If they do, the free-agent move to sign Hansbrough could become problematic. While he certainly provides energy player for the second unit, Hansbrough should not be perceived as a starter.
Allowing Al Jefferson and Paul Millsap to leave
While the Utah Jazz were not expected to keep both Jefferson and Millsap heading into free agency, it seemed they would keep at least one of their free agent big men.
After reaching agreements to join the Charlotte Bobcats and Atlanta Hawks respectively, however, Utah will bid farewell to the core of their team from a season ago.
Despite having Derrick Favors and Enes Kanter waiting in the wings, keeping one of the veteran free agents to help that transition may have proved valuable for Favors and Kanter's development.

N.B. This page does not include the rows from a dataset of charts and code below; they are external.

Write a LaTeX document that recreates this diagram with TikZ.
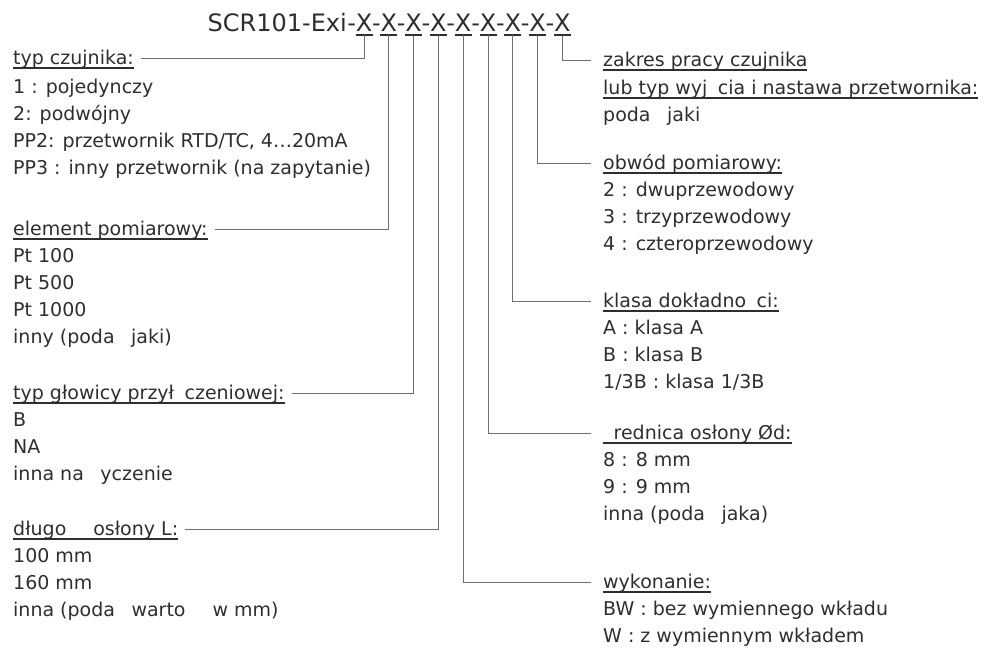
\documentclass[tikz,border=0pt]{standalone}
\usepackage{fontspec}
\setmainfont{DejaVu Sans}
\usetikzlibrary{calc}

\definecolor{ink}{HTML}{2E2E2E}
\definecolor{leadgray}{HTML}{707070}

% underlined heading text and a gap for a missing letter
\newcommand{\uln}[1]{\setbox0=\hbox{#1}\rlap{\rule[-4.5pt]{\wd0}{1.8pt}}\box0}
\newcommand{\miss}{\hspace{0.55em}}

\begin{document}
\begin{tikzpicture}[x=1pt, y=-1pt, line cap=butt, line join=miter]

% ---------------- styles ----------------
\tikzset{
  code/.style={font=\fontsize{24}{28}\selectfont, text=ink, inner sep=0pt},
  head/.style={font=\fontsize{19}{27}\selectfont, text=ink, inner sep=0pt, anchor=west,
               text height=14pt, text depth=1pt},
  item/.style={head},
  lead/.style={draw=leadgray, line width=0.9pt, shorten >=7pt},
  leadR/.style={lead, shorten >=12pt},
  bar/.style={draw=ink, line width=1.8pt}
}

% ---------------- parameters ----------------
\def\xfirst{364}   % centre of first X
\def\xstep{24.8}   % pitch of the X fields
\def\xl{13}        % left text column
\def\xr{603}       % right text column

\useasboundingbox (0,0) rectangle (997,651);

% ---------------- order code ----------------
\foreach \i in {1,...,9}{
  \node[code, anchor=base] (x\i) at ({\xfirst+\xstep*(\i-1)},31) {X};
  \node[code, anchor=base] (d\i) at ({\xfirst-\xstep/2+\xstep*(\i-1)},31) {-};
  \coordinate (b\i) at ([yshift=-4pt]x\i.base);
  \draw[bar] ([xshift=-8.5pt]b\i) -- ([xshift=8.5pt]b\i);
}
\node[code, anchor=base east] (code) at (d1.base west) {SCR101-Exi};

% ---------------- left column ----------------
\node[head] (h1) at (\xl,58) {\uln{typ czujnika:}};
\foreach \t [count=\k] in {1 : pojedynczy, 2: podwójny, {PP2: przetwornik RTD/TC, 4…20mA},
    PP3 : inny przetwornik (na zapytanie)}
  \node[item] (s1-\k) at (\xl,{87+27*(\k-1)}) {\t};

\node[head] (h2) at (\xl,229) {\uln{element pomiarowy:}};
\foreach \t [count=\k] in {Pt 100, Pt 500, Pt 1000, inny (poda\miss{} jaki)}
  \node[item] (s2-\k) at (\xl,{256+27*(\k-1)}) {\t};

\node[head] (h3) at (\xl,393) {\uln{typ głowicy przył\miss czeniowej:}};
\foreach \t [count=\k] in {B, NA, inna na \miss yczenie}
  \node[item] (s3-\k) at (\xl,{420+27*(\k-1)}) {\t};

\node[head] (h4) at (\xl,529) {\uln{długo\miss\miss{} osłony L:}};
\foreach \t [count=\k] in {100 mm, 160 mm, inna (poda\miss{} warto\miss\miss{} w mm)}
  \node[item] (s4-\k) at (\xl,{556+27*(\k-1)}) {\t};

% ---------------- right column ----------------
\node[head] (h9) at (\xr,60) {\uln{zakres pracy czujnika}};
\node[head] (h9b) at (\xr,88) {\uln{lub typ wyj\miss cia i nastawa przetwornika:}};
\node[item] (s9-1) at (\xr,115) {poda\miss{} jaki};

\node[head] (h8) at (\xr,163) {\uln{obwód pomiarowy:}};
\foreach \t [count=\k] in {2 : dwuprzewodowy, 3 : trzyprzewodowy, 4 : czteroprzewodowy}
  \node[item] (s8-\k) at (\xr,{190+27*(\k-1)}) {\t};

\node[head] (h7) at (\xr,301) {\uln{klasa dokładno\miss ci:}};
\foreach \t [count=\k] in {A : klasa A, B : klasa B, 1/3B : klasa 1/3B}
  \node[item] (s7-\k) at (\xr,{328+27*(\k-1)}) {\t};

\node[head] (h6) at (\xr,433) {\uln{\miss rednica osłony Ød:}};
\foreach \t [count=\k] in {8 : 8 mm, 9 : 9 mm, inna (poda\miss{} jaka)}
  \node[item] (s6-\k) at (\xr,{460+27*(\k-1)}) {\t};

\node[head] (h5) at (\xr,582) {\uln{wykonanie:}};
\foreach \t [count=\k] in {BW : bez wymiennego wkładu, W : z wymiennym wkładem}
  \node[item] (s5-\k) at (\xr,{609+27*(\k-1)}) {\t};

% ---------------- leaders ----------------
\draw[lead] (b1) |- (h1.east);
\draw[lead] (b2) |- (h2.east);
\draw[lead] (b3) |- (h3.east);
\draw[lead] (b4) |- (h4.east);
\draw[leadR] (b5) |- (h5.west);
\draw[leadR] (b6) |- (h6.west);
\draw[leadR] (b7) |- (h7.west);
\draw[leadR] (b8) |- (h8.west);
\draw[leadR] (b9) |- (h9.west);

\end{tikzpicture}
\end{document}
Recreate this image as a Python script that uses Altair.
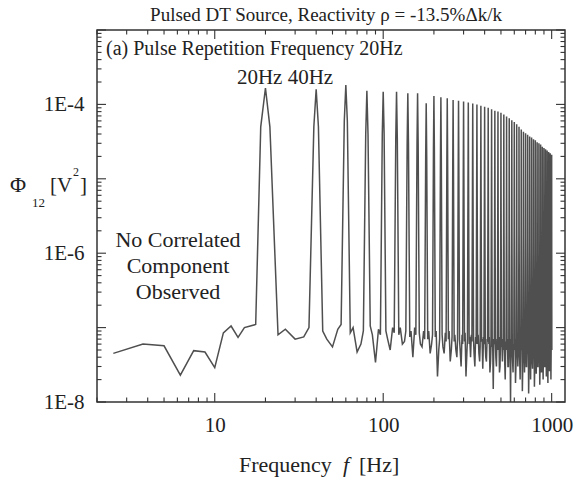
import altair as alt
import pandas as pd

# ---------------- data ----------------
# low-frequency part (no correlated component), Hz and V^2
low_f = [2.5, 3.75, 5.0, 6.25, 7.5, 8.75, 10.0, 11.25, 12.5, 13.75, 15.0, 16.25, 17.5]
low_v = [4.5e-8, 6.0e-8, 5.7e-8, 2.3e-8, 4.9e-8, 4.7e-8, 2.9e-8, 8.5e-8, 1.05e-7,
         7.4e-8, 1.0e-7, 1.05e-7, 1.1e-7]

# harmonics of the 20 Hz pulse repetition frequency
harm_f = [20, 40, 60, 80, 100, 120, 140, 160, 180, 200,
          220, 240, 260, 280, 300, 320, 340, 360, 380, 400,
          420, 440, 460, 480, 500, 520, 540, 560, 580, 600,
          620, 640, 660, 680, 700, 720, 740, 760, 780, 800,
          820, 840, 860, 880, 900, 920, 940, 960, 980, 1000]
harm_top = [1.66e-4, 1.60e-4, 1.82e-4, 1.53e-4, 1.48e-4, 1.48e-4, 1.41e-4, 1.41e-4, 1.04e-4, 1.30e-4,
            1.25e-4, 1.21e-4, 1.15e-4, 1.12e-4, 1.09e-4, 1.06e-4, 1.03e-4, 1.00e-4, 9.6e-5, 9.3e-5,
            9.0e-5, 8.6e-5, 8.2e-5, 8.0e-5, 7.7e-5, 7.3e-5, 6.9e-5, 6.5e-5, 6.1e-5, 5.8e-5,
            5.4e-5, 5.0e-5, 4.6e-5, 4.3e-5, 4.1e-5, 3.9e-5, 3.7e-5, 3.6e-5, 3.4e-5, 3.3e-5,
            3.1e-5, 3.0e-5, 2.9e-5, 2.7e-5, 2.6e-5, 2.5e-5, 2.4e-5, 2.3e-5, 2.2e-5, 2.1e-5]
# value one bin (1.25 Hz) either side of each harmonic
harm_sh = [5.0e-5, 5.0e-5, 6.0e-5, 4.0e-5, 4.0e-5, 3.5e-5, 3.0e-5, 3.0e-5, 2.0e-5, 2.5e-5,
           2.0e-5, 1.8e-5, 1.5e-5, 1.3e-5, 1.1e-5, 9.0e-6, 8.0e-6, 7.0e-6, 6.0e-6, 5.5e-6,
           5.0e-6, 4.5e-6, 4.0e-6, 3.6e-6, 3.3e-6, 3.0e-6, 2.7e-6, 2.5e-6, 2.3e-6, 2.1e-6,
           1.9e-6, 1.8e-6, 1.7e-6, 1.6e-6, 1.5e-6, 1.4e-6, 1.3e-6, 1.25e-6, 1.2e-6, 1.15e-6,
           1.1e-6, 1.05e-6, 1.0e-6, 9.5e-7, 9.0e-7, 8.5e-7, 8.0e-7, 7.5e-7, 7.0e-7, 6.5e-7]
# background noise in the gap after each harmonic, at +3.75, +6.25, +10, +13.75, +16.25 Hz
gap_a = [8.0e-8, 9.0e-8, 8.5e-8, 1.05e-7, 9.0e-8, 8.0e-8, 7.5e-8, 8.5e-8, 7.0e-8, 7.5e-8,
         8.0e-8, 7.0e-8, 6.5e-8, 7.0e-8, 6.5e-8, 6.0e-8, 7.0e-8, 6.0e-8, 6.5e-8, 5.5e-8,
         6.0e-8, 5.5e-8, 6.5e-8, 5.0e-8, 5.5e-8, 6.0e-8, 5.0e-8, 5.5e-8, 4.5e-8, 5.0e-8,
         5.5e-8, 4.5e-8, 5.0e-8, 5.5e-8, 4.5e-8, 5.0e-8, 4.5e-8, 5.0e-8, 5.5e-8, 4.5e-8,
         5.0e-8, 4.5e-8, 5.0e-8, 5.5e-8, 4.5e-8, 5.0e-8, 4.5e-8, 5.0e-8, 4.5e-8, 5.0e-8]
gap_c = [9.5e-8, 7.0e-8, 1.0e-7, 8.0e-8, 7.0e-8, 1.0e-7, 9.0e-8, 6.0e-8, 9.0e-8, 9.0e-8,
         5.5e-8, 9.0e-8, 8.0e-8, 5.0e-8, 8.5e-8, 7.5e-8, 4.5e-8, 8.0e-8, 7.0e-8, 4.0e-8,
         7.5e-8, 7.0e-8, 4.0e-8, 7.5e-8, 6.5e-8, 3.5e-8, 7.0e-8, 6.5e-8, 3.5e-8, 7.0e-8,
         6.0e-8, 3.5e-8, 7.0e-8, 6.0e-8, 3.0e-8, 7.0e-8, 6.0e-8, 3.5e-8, 6.5e-8, 6.0e-8,
         3.0e-8, 7.0e-8, 6.0e-8, 3.5e-8, 6.5e-8, 6.0e-8, 3.0e-8, 6.5e-8, 6.0e-8, 6.0e-8]
gap_dip = [7.0e-8, 5.5e-8, 4.7e-8, 3.4e-8, 5.0e-8, 6.0e-8, 4.0e-8, 5.5e-8, 4.5e-8, 2.2e-8,
           4.5e-8, 3.5e-8, 5.0e-8, 3.0e-8, 2.2e-8, 4.0e-8, 3.0e-8, 4.5e-8, 2.8e-8, 3.5e-8,
           2.5e-8, 1.5e-8, 3.0e-8, 2.5e-8, 3.5e-8, 2.0e-8, 3.0e-8, 1.0e-8, 2.5e-8, 1.8e-8,
           3.0e-8, 2.0e-8, 1.4e-8, 2.5e-8, 3.0e-8, 1.3e-8, 2.0e-8, 2.8e-8, 1.6e-8, 2.4e-8,
           3.0e-8, 1.7e-8, 2.5e-8, 2.0e-8, 3.0e-8, 2.2e-8, 1.8e-8, 2.6e-8, 2.0e-8, 2.5e-8]
gap_d = [7.5e-8, 9.5e-8, 6.0e-8, 9.5e-8, 1.0e-7, 6.5e-8, 1.0e-7, 9.0e-8, 6.0e-8, 5.0e-8,
         8.5e-8, 5.0e-8, 4.0e-8, 8.0e-8, 4.5e-8, 8.0e-8, 7.5e-8, 3.5e-8, 7.5e-8, 7.0e-8,
         3.5e-8, 7.0e-8, 7.0e-8, 3.0e-8, 7.0e-8, 6.5e-8, 3.0e-8, 7.0e-8, 6.0e-8, 3.0e-8,
         6.5e-8, 6.5e-8, 3.0e-8, 6.5e-8, 6.0e-8, 3.0e-8, 6.5e-8, 6.0e-8, 3.0e-8, 6.5e-8,
         6.0e-8, 3.0e-8, 6.5e-8, 6.0e-8, 3.0e-8, 6.5e-8, 6.0e-8, 3.0e-8, 6.0e-8, 6.0e-8]
gap_b = [1.0e-7, 1.1e-7, 9.0e-8, 8.0e-8, 8.5e-8, 9.0e-8, 8.0e-8, 7.0e-8, 8.0e-8, 7.0e-8,
         6.5e-8, 7.5e-8, 7.0e-8, 6.0e-8, 7.0e-8, 6.5e-8, 6.0e-8, 5.5e-8, 6.0e-8, 6.5e-8,
         5.5e-8, 6.0e-8, 5.0e-8, 6.0e-8, 5.0e-8, 5.5e-8, 4.5e-8, 5.0e-8, 5.5e-8, 4.5e-8,
         5.0e-8, 5.5e-8, 4.5e-8, 5.0e-8, 4.5e-8, 5.0e-8, 5.5e-8, 4.5e-8, 5.0e-8, 4.5e-8,
         5.0e-8, 5.5e-8, 4.5e-8, 5.0e-8, 4.5e-8, 5.0e-8, 5.5e-8, 5.0e-8, 5.0e-8, 5.0e-8]

# axis labels and texts
x_label_vals = [10, 100, 1000]
y_label_vals = [1e-8, 1e-6, 1e-4]
x_major = [10, 100, 1000]
x_minor = [2, 3, 4, 5, 6, 7, 8, 9, 20, 30, 40, 50, 60, 70, 80, 90,
           200, 300, 400, 500, 600, 700, 800, 900]
y_major = [1e-8, 1e-7, 1e-6, 1e-5, 1e-4, 1e-3]
y_minor = [m * 10.0 ** e for e in range(-8, -3) for m in range(2, 10)]

title_text = "Pulsed DT Source, Reactivity \u03c1 = -13.5%\u0394k/k"
panel_text = "(a) Pulse Repetition Frequency 20Hz"
peak_text = "20Hz 40Hz"
note_lines = ["No Correlated", "Component", "Observed"]

# ---------------- assemble spectrum ----------------
rows = [(f, v) for f, v in zip(low_f, low_v)]
last = len(harm_f) - 1
for i, f in enumerate(harm_f):
    rows.append((f - 1.25, harm_sh[i]))
    rows.append((f, harm_top[i]))
    rows.append((f + 1.25, harm_sh[i]))
    if i < last:
        rows.append((f + 3.75, gap_a[i]))
        rows.append((f + 6.25, gap_c[i]))
        rows.append((f + 10.0, gap_dip[i]))
        rows.append((f + 13.75, gap_d[i]))
        rows.append((f + 16.25, gap_b[i]))
    else:
        rows.append((f + 2.5, gap_a[i]))
spec = pd.DataFrame(rows, columns=["f", "v"])
spec["i"] = range(len(spec))

W, H = 468, 372
FONT = "Liberation Serif"
INK = "#222222"

xs = alt.Scale(type="log", domain=[2, 1200])
ys = alt.Scale(type="log", domain=[1e-8, 1e-3])
x_axis = alt.Axis(values=x_label_vals, format="d", title=None, labelPadding=12,
                  labelFlush=False)
y_axis = alt.Axis(values=y_label_vals, title=None, labelPadding=13,
                  labelExpr="'1E' + round(log(datum.value)/LN10)")

line = alt.Chart(spec).mark_line(color="#303030", strokeWidth=1.5, strokeOpacity=0.85,
                                 clip=True).encode(
    x=alt.X("f:Q", scale=xs, axis=x_axis),
    y=alt.Y("v:Q", scale=ys, axis=y_axis),
    order="i:Q",
)


def xticks(vals, length):
    d = pd.DataFrame({"f": vals})
    base = alt.Chart(d).mark_rule(color="#333333", strokeWidth=1.1)
    enc_x = alt.X("f:Q", scale=xs, axis=x_axis)
    bottom = base.encode(x=enc_x, y=alt.value(H), y2=alt.value(H - length))
    top = base.encode(x=enc_x, y=alt.value(0), y2=alt.value(length))
    return [bottom, top]


def yticks(vals, length):
    d = pd.DataFrame({"v": vals})
    base = alt.Chart(d).mark_rule(color="#333333", strokeWidth=1.1)
    enc_y = alt.Y("v:Q", scale=ys, axis=y_axis)
    left = base.encode(y=enc_y, x=alt.value(0), x2=alt.value(length))
    right = base.encode(y=enc_y, x=alt.value(W), x2=alt.value(W - length))
    return [left, right]


def txt(s, x, y, size, align="left", style="normal"):
    return alt.Chart(pd.DataFrame({"s": [s]})).mark_text(
        align=align, baseline="alphabetic", font=FONT, fontSize=size,
        fontStyle=style, color=INK
    ).encode(x=alt.value(x), y=alt.value(y), text="s:N")


ticks = (xticks(x_major, 9) + xticks(x_minor, 4.5)
         + yticks(y_major, 9) + yticks(y_minor, 4.5))

texts = [
    txt(title_text, W / 2 - 5, -9, 19, align="center"),
    txt(panel_text, 9, 25, 20),
    txt(peak_text, 188, 54, 21, align="center"),
    txt(note_lines[0], 81, 217, 22, align="center"),
    txt(note_lines[1], 81, 243, 22, align="center"),
    txt(note_lines[2], 81, 269, 22, align="center"),
    # y-axis title: Phi_12 [V^2]
    txt("\u03a6", -87, 162, 22),
    txt("12", -65, 177, 13),
    txt("[V", -47, 162, 21),
    txt("2", -24, 146, 12),
    txt("]", -17, 162, 21),
    # x-axis title: Frequency f [Hz]
    txt("Frequency", 142, 442, 22),
    txt("f", 246, 442, 22, style="italic"),
    txt("[Hz]", 262, 442, 22),
]

chart = alt.layer(line, *ticks, *texts).properties(
    width=W, height=H,
    autosize=alt.AutoSizeParams(type="none"),
    padding={"left": 97, "top": 30, "right": 16, "bottom": 82},
).configure_view(
    stroke="#333333", strokeWidth=1.5
).configure_axis(
    grid=False, domain=False, ticks=False,
    labelFont=FONT, labelFontSize=21, labelColor=INK,
)

chart.save("out.html", embed_options={"renderer": "svg", "actions": False})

By allowing both to leave, however, it's a sink-or-swim situation now for the future of Utah's frontcourt.
Spending more than expected on Martell Webster
Webster averaged a career-high 11.4 points to go along with 3.9 rebounds for the Washington Wizards in 2012-13.
After failing to meet expectations as a rookie with the Portland Trail Blazers out of high school during the 2005-06 campaign, Webster had re-established his value as an NBA player over the last few seasons.
He entered this summer's free-agency period with substantial interest as a result.
In order to secure his services, Washington inked Webster to a deal worth four years and $22 million, according to Adrian Wojnarowski of Yahoo! Sports.
Despite his production, that number is substantially more than most people expected Webster to command. Only time will eventually tell if Washington could have more wisely invested those funds elsewhere to help the momentum created last season by John Wall, Bradley Beal and others.